Boost Run Tests the AI Compute Trade at the SPAC Gate

Boost Run's BRUN vote puts AI compute demand against SPAC mechanics

By Erik Aronesty · Published April 13, 2026 · Company page

CHICAGO and NEW YORK, April 13, 2026 - Boost Run is arriving at the public-market gate with the right theme and a demanding structure: AI cloud infrastructure, rapid revenue growth, a live Nasdaq listing plan and a SPAC vote now set for April 30.

This is not a clean primary IPO. Boost Run Inc. is the public company being used for Willow Lane Acquisition Corp.'s proposed business combination with Boost Run, LLC. The registration statement is effective, the definitive prospectus is out, and the combined company is expected to trade on Nasdaq under BRUN if shareholders approve the transaction and closing conditions are met.

The draw is obvious. Boost Run sells instant, scalable GPU infrastructure for AI workloads, a corner of the market where capacity, power, hardware access and customer demand have become public-investor shorthand for the next leg of AI infrastructure spending. The company has said its platform lets customers spin up GPU compute through a user interface or API, with reseller and distribution channels aimed at enterprise and government buyers.

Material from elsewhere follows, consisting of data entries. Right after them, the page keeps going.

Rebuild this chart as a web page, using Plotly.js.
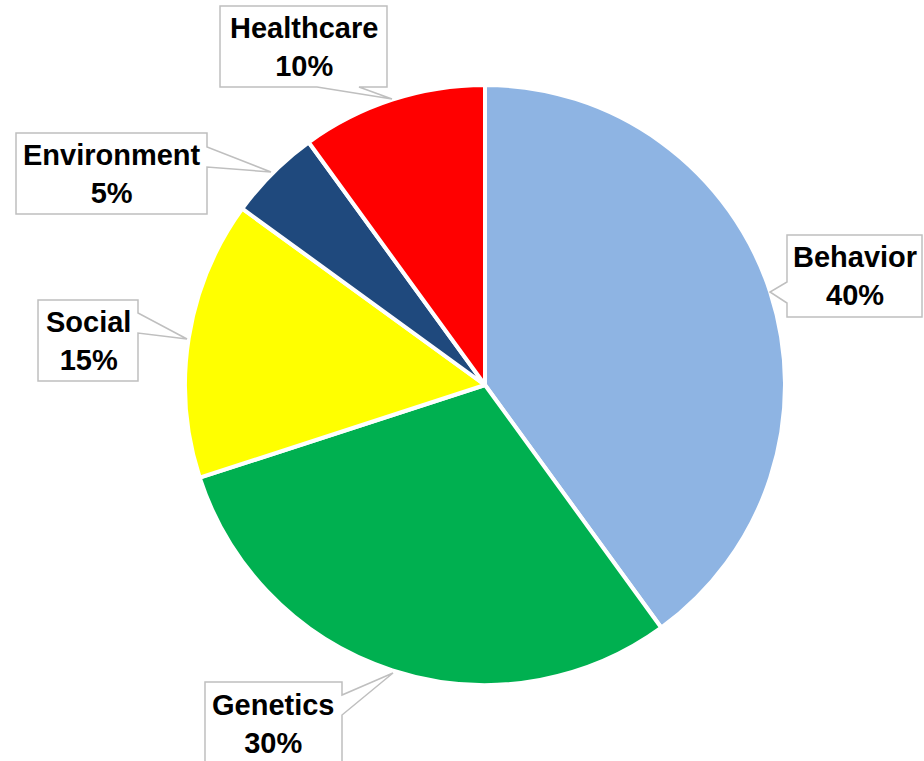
<!DOCTYPE html>
<html><head><meta charset="utf-8">
<script src="https://cdn.plot.ly/plotly-3.0.1.min.js"></script>
<style>html,body{margin:0;padding:0;background:#fff;}#chart{width:924px;height:761px;}</style>
</head><body><div id="chart"></div>
<script>
const labels = ['Behavior', 'Genetics', 'Social', 'Environment', 'Healthcare'];
const values = [40, 30, 15, 5, 10];
const colors = ['#8EB4E3', '#00B050', '#FFFF00', '#1F497D', '#FF0000'];

const W = 924, H = 761;
const px = x => x / W;
const py = y => 1 - y / H;

// callout boxes in pixels: [left, top, right, bottom], pointer base (two points) and tip
const callouts = {
  'Healthcare':  {box:[220, 6, 387, 87],   side:'bottom', base:[317, 359], tip:[392, 99]},
  'Environment': {box:[16, 133, 207, 214], side:'right',  base:[147, 167], tip:[271, 172]},
  'Social':      {box:[38, 300, 138, 381], side:'right',  base:[313, 333], tip:[187, 339]},
  'Behavior':    {box:[787, 235, 922, 317], side:'left',  base:[282, 303], tip:[770, 292]},
  'Genetics':    {box:[205, 682, 342, 790], side:'right', base:[695, 715], tip:[393, 673]}
};

function calloutPath(c) {
  const [l, t, r, b] = c.box;
  let pts;
  if (c.side === 'bottom') {
    pts = [[l,t],[r,t],[r,b],[c.base[1],b],c.tip,[c.base[0],b],[l,b]];
  } else if (c.side === 'right') {
    pts = [[l,t],[r,t],[r,c.base[0]],c.tip,[r,c.base[1]],[r,b],[l,b]];
  } else {
    pts = [[l,t],[r,t],[r,b],[l,b],[l,c.base[1]],c.tip,[l,c.base[0]]];
  }
  return 'M ' + pts.map(p => px(p[0]).toFixed(5) + ' ' + py(p[1]).toFixed(5)).join(' L ') + ' Z';
}

const shapes = [], annotations = [];
labels.forEach((lab, i) => {
  const c = callouts[lab];
  shapes.push({type:'path', xref:'paper', yref:'paper', path: calloutPath(c),
    fillcolor:'#FFFFFF', line:{color:'#BFBFBF', width:1.5}, layer:'above'});
  annotations.push({xref:'paper', yref:'paper', showarrow:false,
    x: px((c.box[0] + c.box[2]) / 2), y: py(lab === 'Genetics' ? 724 : (c.box[1] + c.box[3]) / 2),
    xanchor:'center', yanchor:'middle',
    text: '<b>' + lab + '<br>' + values[i] + '%</b>',
    font:{family:'Liberation Sans, Arial, sans-serif', size:29, color:'#000'}});
});

const data = [{
  type:'pie', labels: labels, values: values, sort:false, direction:'clockwise', rotation:0,
  marker:{colors: colors, line:{color:'#FFFFFF', width:4}},
  textinfo:'none', hoverinfo:'label+percent', showlegend:false,
  domain:{x:[px(185), px(785)], y:[py(685), py(85)]}
}];

Plotly.newPlot('chart', data, {
  width: W, height: H, margin:{l:0, r:0, t:0, b:0},
  paper_bgcolor:'#FFFFFF', showlegend:false,
  shapes: shapes, annotations: annotations
}, {displayModeBar:false, staticPlot:true});
</script></body></html>
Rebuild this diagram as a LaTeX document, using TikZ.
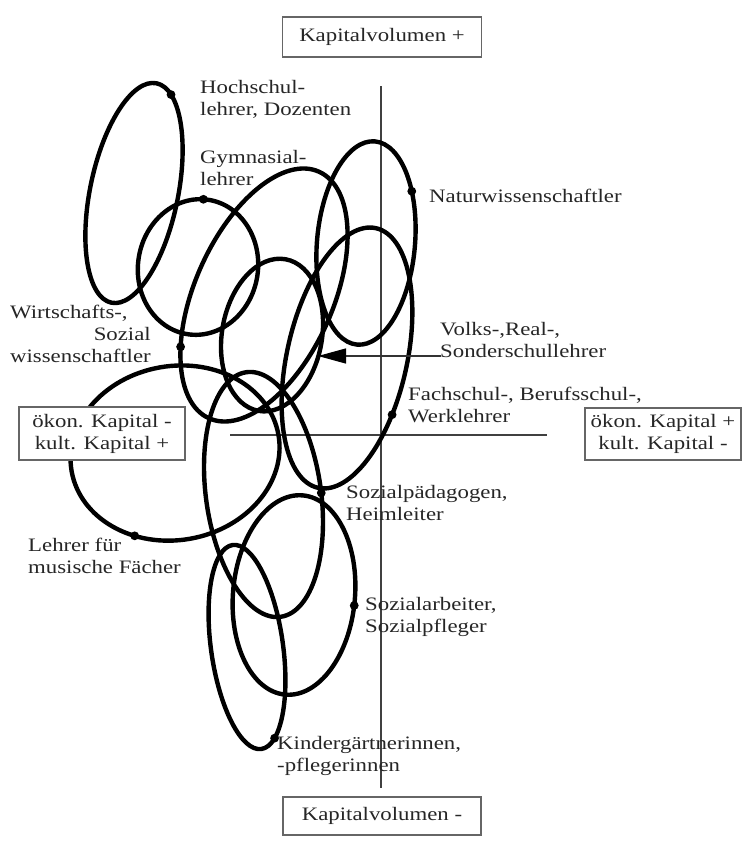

The financial texture is better than a story stock, but still early. Revenue rose to $26.9 million in 2025 from $7.9 million in 2024, according to the prospectus. The same filing shows a $16.3 million net loss, $77.4 million of total assets and $69.3 million of total liabilities at year-end. Interest expense also climbed to about $2.0 million in 2025 from roughly $0.2 million a year earlier, a reminder that scaling GPU infrastructure is capital hungry even before the public-company layer is added.

There is useful demand color around the deal, though not in the form of a traditional cornerstone order. When the transaction was announced, Willow Lane said fundamental investors had purchased $24.4 million of shares from existing Willow Lane holders at $10.60 per share. The merger announcement put a $614 million post-money equity value on the combined company, assuming no redemptions and more than $112 million of cash in Willow Lane's trust at closing.

Since then, Boost Run has tried to add operating substance to the AI-infrastructure pitch. In February, it announced a two-year, $127 million contract with Fluidstack and expanded relationships tied to GPUs, data center capacity and equipment financing, including arrangements involving Dell and Data Sales. Those announcements matter because they speak to the three constraints investors will underwrite here: contracted demand, access to hardware, and power or colocation capacity.

The uncertainty is just as clear. Willow Lane pushed its extraordinary shareholder meeting to April 30 after waiting for SEC effectiveness, with redemption demands due by 5:00 p.m. Eastern time on April 28. Redemptions can reshape the cash delivered to Boost Run, and Nasdaq listing still depends on the transaction closing and meeting exchange requirements. The prospectus also registers up to 80.8 million Class A shares and 11.5 million warrants, giving investors a large capitalization table to parse alongside earnout and lock-up terms.

BTIG's name is attached to the SPAC's original underwriting economics and later deferred-fee arrangements, while BTIG, Craig-Hallum and D.A. Davidson have been named as capital markets advisers to Willow Lane. That gives the transaction more market infrastructure than many microcap AI listings, but the real bookbuilding event is now the vote and redemption process.

Boost Run deserves attention because it is a pure-play AI compute listing trying to come public at the precise moment investors want more ways to own infrastructure behind model demand. The question for BRUN is whether that appetite survives the SPAC mechanics, the leverage and the proof burden that comes with turning contracted GPU demand into durable public-company margins.